BizWest: While there’s been an outpouring of philanthropic support from the region, where are the gaps? What are the most pressing needs?

Miller: Even though every business in Superior was impacted, only four have received financial assistance from the Community Foundation Boulder County (via Boulder County), and there is no other funding for businesses other than a loan through the Small Business Administration. Very few loans have been approved (approximately 28 of 200 applications were approved). Uninsured losses ring true for businesses also, such as equipment damage/destruction and revenue losses from being closed. There was only $500 available through the Community Foundation for lost tools of the trade, and we’re seeing losses well into the thousands for equipment.

Some business owners lost their homes and that is making it hard to get back to running a business. We are still trying to gauge the impact to home-based businesses.

There are gaps in funding for the most vulnerable workers that I just don’t see being covered. For example, there are household workers who lost regular income because their employer’s home burned down, and they do not receive employee wages as required by the IRS, so don’t qualify for Disaster Unemployment Assistance or Community Foundation funding. There are workers who left their jobs to find other work because they could not forgo a paycheck for as long as it took for their business to reopen, and they were denied Disaster Unemployment Assistance if they even applied.

BizWest: What message is the Superior Chamber sending to the community and those outside of the community with regard to the status of business activity right now?

Miller: Spending locally is more important than ever before, and we are trying to attract people within a nominal driving distance to come to Superior. While we don’t have a cute, historic downtown like other towns, we do have homegrown, unique and locally owned businesses and franchises. We have a special regional promo campaign to let people know Superior is open for business. Residents have really been pulling together and frequenting the restaurants, and the service businesses are ready to get back to work and pamper. We have a wonderful sports facility at the Sport Stable and several independent gyms that are helping people blow off steam.

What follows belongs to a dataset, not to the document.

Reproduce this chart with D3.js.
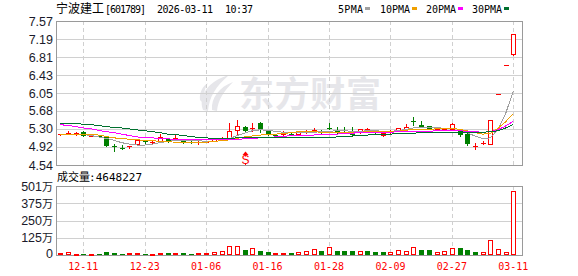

BizWest: Cleanup for many has been delayed. Are there things that can be done to facilitate speedy cleanup of fire damaged or destroyed structures?

Miller: I’d say yes, but this is out of my wheelhouse.

BizWest: We’re hearing that many residents may discover that insurance reimbursements fall short of reconstruction need. Is there anything the chamber can do, that community supporters can do, to bridge that gap?

Miller: The chamber is working with the town of Superior, city of Louisville and the area chambers in the Northwest Chamber Alliance to uncover funding for our businesses that have experienced uninsured losses, and for workers who lost wages or jobs. After so many disasters happening around the country, there must already be a model out there for a mechanism to get financial assistance to our businesses other than loans. Distributing funds received is a huge logistical problem, and IRS rules for foundations have really tied local hands at this point.